# Written problem
Output the line that holds "Write a LaTeX", the line that holds "(pubmedtxt) at (188,79)", and every line between them, exactly, but none of the pictures.

# Records for this task
◇ ◇ ◇ ◇ ◇ ◇ ◇
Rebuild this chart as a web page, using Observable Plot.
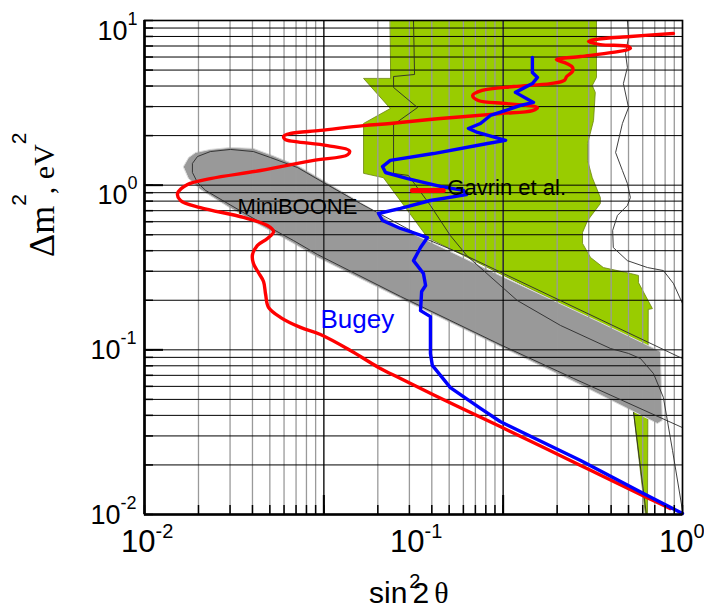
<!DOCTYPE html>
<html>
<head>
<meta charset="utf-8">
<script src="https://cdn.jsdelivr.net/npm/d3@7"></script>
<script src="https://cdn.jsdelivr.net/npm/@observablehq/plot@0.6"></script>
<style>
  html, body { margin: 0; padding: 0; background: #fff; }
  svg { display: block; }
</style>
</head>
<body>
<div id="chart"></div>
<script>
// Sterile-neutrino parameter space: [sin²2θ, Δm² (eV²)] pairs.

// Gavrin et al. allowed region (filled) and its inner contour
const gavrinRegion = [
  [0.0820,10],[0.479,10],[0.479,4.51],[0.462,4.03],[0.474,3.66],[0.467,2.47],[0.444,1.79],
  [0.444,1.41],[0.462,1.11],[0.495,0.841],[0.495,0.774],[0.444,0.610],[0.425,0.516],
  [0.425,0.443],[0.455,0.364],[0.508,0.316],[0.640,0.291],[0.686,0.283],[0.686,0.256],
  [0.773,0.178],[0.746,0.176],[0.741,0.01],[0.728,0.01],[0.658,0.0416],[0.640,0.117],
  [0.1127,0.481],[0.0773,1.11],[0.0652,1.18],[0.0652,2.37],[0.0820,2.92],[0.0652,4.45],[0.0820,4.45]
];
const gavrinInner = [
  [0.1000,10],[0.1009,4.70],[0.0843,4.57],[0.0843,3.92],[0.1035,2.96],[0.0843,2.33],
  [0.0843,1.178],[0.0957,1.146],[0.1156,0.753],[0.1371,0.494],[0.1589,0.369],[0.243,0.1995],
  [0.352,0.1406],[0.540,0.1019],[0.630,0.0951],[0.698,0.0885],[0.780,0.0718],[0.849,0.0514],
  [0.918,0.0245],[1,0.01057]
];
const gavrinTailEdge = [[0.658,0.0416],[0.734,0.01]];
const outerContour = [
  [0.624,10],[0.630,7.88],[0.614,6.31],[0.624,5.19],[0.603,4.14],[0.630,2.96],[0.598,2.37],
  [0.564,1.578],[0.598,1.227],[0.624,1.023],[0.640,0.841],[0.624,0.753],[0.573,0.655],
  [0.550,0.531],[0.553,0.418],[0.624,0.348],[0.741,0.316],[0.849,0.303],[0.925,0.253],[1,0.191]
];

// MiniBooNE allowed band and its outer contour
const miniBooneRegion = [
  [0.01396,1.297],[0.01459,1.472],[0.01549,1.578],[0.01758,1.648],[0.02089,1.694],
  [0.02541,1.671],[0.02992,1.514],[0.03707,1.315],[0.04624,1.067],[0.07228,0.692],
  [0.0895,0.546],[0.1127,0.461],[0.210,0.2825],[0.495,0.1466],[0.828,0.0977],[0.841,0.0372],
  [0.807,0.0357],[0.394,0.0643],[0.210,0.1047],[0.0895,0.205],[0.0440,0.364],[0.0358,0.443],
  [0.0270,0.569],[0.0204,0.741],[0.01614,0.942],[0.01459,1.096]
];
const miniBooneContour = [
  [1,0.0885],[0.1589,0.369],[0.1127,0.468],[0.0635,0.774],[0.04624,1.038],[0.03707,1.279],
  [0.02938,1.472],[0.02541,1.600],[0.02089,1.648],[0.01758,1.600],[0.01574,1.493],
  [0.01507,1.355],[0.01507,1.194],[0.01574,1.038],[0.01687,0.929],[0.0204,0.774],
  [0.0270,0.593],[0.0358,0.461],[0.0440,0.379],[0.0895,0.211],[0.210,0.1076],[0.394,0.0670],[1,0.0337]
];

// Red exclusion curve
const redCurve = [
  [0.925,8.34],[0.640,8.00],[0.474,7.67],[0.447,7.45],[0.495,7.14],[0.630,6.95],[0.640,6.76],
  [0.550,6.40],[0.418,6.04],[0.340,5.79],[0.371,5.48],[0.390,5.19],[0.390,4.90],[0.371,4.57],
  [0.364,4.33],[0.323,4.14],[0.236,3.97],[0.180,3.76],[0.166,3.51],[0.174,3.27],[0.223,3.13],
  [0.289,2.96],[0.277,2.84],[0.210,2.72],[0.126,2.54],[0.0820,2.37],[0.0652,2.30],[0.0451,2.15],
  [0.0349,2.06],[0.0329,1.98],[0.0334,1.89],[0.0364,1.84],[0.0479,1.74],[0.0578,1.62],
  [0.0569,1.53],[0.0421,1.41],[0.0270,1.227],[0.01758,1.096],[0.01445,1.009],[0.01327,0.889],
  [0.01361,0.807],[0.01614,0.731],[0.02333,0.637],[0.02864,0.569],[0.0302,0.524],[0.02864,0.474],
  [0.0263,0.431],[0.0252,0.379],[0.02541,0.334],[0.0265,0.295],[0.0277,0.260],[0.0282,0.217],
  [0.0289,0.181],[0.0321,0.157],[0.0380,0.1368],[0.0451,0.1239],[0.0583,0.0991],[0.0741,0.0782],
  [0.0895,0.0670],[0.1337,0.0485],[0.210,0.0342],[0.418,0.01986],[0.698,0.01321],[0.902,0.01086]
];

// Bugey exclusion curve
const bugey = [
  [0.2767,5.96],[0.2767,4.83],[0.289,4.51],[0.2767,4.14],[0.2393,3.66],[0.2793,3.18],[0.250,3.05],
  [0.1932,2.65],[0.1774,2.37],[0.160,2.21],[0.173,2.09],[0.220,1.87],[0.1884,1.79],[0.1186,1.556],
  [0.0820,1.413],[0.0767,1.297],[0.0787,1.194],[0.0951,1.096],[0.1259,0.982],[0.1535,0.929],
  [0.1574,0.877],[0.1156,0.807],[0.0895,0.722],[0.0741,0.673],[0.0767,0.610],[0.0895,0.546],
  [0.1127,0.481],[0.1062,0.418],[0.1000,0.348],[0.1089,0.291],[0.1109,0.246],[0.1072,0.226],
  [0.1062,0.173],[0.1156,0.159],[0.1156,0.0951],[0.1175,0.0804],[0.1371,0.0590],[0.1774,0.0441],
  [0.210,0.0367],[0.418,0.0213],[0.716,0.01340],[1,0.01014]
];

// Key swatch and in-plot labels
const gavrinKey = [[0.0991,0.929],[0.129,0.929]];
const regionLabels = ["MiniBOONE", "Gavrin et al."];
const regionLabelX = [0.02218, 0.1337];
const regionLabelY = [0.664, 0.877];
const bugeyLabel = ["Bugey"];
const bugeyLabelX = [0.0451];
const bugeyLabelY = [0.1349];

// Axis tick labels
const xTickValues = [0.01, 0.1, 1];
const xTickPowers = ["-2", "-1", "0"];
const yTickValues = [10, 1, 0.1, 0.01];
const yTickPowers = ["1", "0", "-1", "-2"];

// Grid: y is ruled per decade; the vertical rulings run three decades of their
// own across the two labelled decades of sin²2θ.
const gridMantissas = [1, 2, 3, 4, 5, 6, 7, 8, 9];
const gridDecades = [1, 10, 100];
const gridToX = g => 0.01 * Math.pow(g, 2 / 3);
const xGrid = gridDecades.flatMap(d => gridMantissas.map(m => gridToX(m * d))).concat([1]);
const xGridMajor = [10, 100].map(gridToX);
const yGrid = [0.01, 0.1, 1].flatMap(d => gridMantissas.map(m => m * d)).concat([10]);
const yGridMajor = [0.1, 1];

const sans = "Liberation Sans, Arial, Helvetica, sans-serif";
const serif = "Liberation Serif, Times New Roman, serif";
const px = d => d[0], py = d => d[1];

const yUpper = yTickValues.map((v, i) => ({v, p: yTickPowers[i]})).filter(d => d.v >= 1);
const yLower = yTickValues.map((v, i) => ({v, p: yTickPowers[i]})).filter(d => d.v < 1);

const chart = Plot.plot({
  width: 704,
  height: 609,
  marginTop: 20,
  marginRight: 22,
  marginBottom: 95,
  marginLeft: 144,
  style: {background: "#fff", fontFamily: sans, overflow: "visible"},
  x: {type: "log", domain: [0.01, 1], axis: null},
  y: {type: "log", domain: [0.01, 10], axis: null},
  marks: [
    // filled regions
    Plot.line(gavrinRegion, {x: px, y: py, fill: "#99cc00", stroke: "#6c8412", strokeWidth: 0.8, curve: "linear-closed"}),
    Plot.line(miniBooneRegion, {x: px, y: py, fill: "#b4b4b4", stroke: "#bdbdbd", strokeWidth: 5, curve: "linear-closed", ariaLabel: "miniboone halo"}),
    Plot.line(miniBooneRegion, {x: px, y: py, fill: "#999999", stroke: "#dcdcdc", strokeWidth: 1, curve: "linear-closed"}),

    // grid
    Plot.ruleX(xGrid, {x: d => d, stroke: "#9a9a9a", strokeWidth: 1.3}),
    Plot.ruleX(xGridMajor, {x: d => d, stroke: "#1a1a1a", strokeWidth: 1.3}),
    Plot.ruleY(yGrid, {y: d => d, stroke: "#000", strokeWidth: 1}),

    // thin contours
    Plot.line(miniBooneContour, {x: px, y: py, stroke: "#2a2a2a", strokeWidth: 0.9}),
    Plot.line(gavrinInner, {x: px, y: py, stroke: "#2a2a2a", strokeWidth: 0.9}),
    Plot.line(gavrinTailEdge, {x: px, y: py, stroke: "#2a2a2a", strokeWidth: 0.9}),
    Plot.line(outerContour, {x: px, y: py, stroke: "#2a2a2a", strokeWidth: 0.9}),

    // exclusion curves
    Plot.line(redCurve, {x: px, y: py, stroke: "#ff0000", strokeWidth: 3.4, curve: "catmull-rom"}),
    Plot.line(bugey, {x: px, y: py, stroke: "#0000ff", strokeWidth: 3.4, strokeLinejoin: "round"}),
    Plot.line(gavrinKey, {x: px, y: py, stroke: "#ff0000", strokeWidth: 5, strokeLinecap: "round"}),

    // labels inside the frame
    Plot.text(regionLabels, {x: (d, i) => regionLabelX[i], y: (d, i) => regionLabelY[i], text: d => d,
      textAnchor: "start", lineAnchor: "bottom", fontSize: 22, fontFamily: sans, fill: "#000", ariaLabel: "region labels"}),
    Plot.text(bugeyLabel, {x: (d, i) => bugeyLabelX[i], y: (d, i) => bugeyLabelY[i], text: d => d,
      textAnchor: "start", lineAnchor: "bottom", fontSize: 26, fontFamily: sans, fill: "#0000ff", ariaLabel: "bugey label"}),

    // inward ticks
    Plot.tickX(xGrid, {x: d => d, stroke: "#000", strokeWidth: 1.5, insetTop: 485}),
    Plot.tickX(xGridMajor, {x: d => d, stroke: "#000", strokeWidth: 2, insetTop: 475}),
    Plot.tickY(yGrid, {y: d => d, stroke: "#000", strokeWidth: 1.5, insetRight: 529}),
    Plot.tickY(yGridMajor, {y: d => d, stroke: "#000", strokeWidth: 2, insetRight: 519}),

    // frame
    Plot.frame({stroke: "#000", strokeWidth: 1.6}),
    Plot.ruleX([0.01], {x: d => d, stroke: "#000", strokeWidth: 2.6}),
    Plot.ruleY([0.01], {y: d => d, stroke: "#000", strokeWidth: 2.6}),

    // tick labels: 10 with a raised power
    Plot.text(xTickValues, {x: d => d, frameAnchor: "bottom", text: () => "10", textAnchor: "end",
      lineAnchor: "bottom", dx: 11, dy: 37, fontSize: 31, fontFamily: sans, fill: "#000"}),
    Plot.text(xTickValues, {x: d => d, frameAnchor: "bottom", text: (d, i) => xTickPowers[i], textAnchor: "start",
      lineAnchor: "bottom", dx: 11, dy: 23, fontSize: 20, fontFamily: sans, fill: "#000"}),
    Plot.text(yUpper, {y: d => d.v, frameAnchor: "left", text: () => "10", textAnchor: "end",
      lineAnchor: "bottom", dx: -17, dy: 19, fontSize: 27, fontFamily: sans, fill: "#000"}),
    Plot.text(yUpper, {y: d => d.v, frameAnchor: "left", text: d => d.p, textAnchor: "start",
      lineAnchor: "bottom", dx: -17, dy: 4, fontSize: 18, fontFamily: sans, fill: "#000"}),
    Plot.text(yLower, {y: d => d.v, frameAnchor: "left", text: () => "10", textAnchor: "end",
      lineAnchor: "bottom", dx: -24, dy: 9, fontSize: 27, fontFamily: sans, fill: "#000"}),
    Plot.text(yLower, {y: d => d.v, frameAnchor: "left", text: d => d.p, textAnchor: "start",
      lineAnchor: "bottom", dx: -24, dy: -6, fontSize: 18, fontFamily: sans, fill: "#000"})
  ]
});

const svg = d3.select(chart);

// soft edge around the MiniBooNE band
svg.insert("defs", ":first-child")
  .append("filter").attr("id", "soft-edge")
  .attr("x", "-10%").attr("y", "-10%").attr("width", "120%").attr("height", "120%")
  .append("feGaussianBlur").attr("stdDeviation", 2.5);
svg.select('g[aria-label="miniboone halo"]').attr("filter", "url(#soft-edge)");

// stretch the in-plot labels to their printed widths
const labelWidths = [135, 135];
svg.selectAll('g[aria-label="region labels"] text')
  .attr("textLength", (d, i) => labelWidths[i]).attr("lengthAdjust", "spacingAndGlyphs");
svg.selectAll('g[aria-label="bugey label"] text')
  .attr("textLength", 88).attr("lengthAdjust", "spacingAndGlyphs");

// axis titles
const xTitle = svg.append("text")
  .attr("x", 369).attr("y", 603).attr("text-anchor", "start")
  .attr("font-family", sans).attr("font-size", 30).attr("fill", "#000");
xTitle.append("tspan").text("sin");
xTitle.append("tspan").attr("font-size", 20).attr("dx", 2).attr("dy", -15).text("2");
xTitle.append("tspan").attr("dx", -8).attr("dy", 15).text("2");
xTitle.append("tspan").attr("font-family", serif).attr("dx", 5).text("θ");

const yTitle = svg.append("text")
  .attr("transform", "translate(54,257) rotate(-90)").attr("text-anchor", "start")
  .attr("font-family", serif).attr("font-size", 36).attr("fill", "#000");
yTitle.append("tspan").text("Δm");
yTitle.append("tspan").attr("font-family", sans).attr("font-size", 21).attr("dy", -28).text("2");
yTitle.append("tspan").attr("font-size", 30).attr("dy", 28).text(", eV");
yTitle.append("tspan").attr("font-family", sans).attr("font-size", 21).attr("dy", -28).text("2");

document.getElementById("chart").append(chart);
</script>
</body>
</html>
◇ ◇ ◇ ◇ ◇ ◇ ◇
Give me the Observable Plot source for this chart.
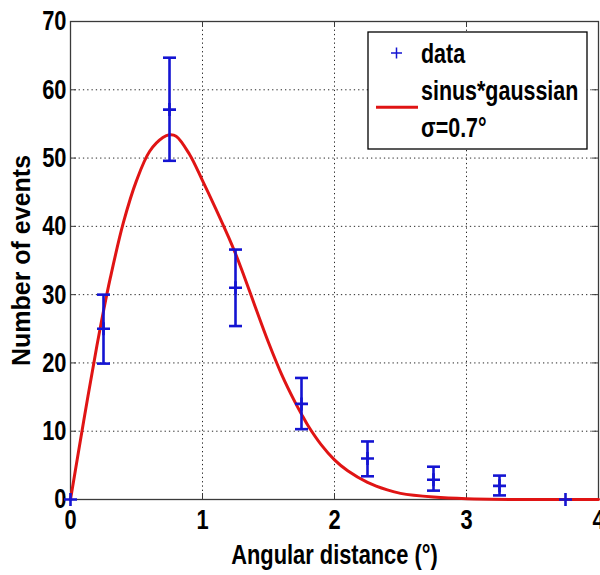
◇ ◇ ◇ ◇ ◇ ◇ ◇
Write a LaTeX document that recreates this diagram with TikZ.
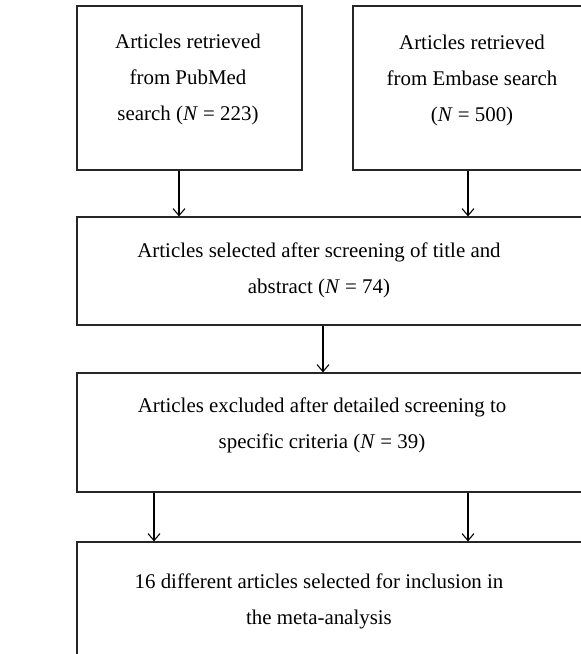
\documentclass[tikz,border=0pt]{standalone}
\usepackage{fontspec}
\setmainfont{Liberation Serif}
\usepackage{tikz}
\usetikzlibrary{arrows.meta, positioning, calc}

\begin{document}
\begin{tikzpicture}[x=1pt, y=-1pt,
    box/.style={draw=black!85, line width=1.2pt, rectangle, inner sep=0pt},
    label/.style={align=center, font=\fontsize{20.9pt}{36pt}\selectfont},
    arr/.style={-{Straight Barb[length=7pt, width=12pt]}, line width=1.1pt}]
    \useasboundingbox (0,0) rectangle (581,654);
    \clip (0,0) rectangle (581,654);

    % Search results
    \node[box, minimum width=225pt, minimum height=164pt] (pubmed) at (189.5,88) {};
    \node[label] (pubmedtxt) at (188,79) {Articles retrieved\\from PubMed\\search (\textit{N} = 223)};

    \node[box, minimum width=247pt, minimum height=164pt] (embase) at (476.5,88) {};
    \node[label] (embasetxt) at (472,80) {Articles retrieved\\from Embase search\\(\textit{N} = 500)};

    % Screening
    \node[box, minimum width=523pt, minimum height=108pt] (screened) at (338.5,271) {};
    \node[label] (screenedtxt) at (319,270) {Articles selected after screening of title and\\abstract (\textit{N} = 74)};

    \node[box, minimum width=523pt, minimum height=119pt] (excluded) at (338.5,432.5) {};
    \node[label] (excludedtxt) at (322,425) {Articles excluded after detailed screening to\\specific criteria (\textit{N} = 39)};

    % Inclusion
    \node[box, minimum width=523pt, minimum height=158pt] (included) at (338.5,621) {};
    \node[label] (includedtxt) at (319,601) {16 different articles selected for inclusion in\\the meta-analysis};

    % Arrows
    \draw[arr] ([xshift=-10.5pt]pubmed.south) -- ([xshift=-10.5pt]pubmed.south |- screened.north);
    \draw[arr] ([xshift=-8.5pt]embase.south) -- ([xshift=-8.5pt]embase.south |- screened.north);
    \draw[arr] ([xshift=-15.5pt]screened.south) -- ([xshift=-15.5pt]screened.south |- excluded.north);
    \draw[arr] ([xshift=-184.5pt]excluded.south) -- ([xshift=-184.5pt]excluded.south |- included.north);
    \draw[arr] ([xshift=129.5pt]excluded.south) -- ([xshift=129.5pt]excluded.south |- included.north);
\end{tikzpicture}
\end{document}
◇ ◇ ◇ ◇ ◇ ◇ ◇
# Response below
Write a LaTeX document that recreates this diagram with TikZ.
\documentclass[tikz,border=0pt]{standalone}
\usepackage{fontspec}
\setmainfont{Liberation Serif}
\usepackage{tikz}
\usetikzlibrary{arrows.meta, positioning, calc}

\begin{document}
\begin{tikzpicture}[x=1pt, y=-1pt,
    box/.style={draw=black!85, line width=1.2pt, rectangle, inner sep=0pt},
    label/.style={align=center, font=\fontsize{20.9pt}{36pt}\selectfont},
    arr/.style={-{Straight Barb[length=7pt, width=12pt]}, line width=1.1pt}]
    \useasboundingbox (0,0) rectangle (581,654);
    \clip (0,0) rectangle (581,654);

    % Search results
    \node[box, minimum width=225pt, minimum height=164pt] (pubmed) at (189.5,88) {};
    \node[label] (pubmedtxt) at (188,79) {Articles retrieved\\from PubMed\\search (\textit{N} = 223)};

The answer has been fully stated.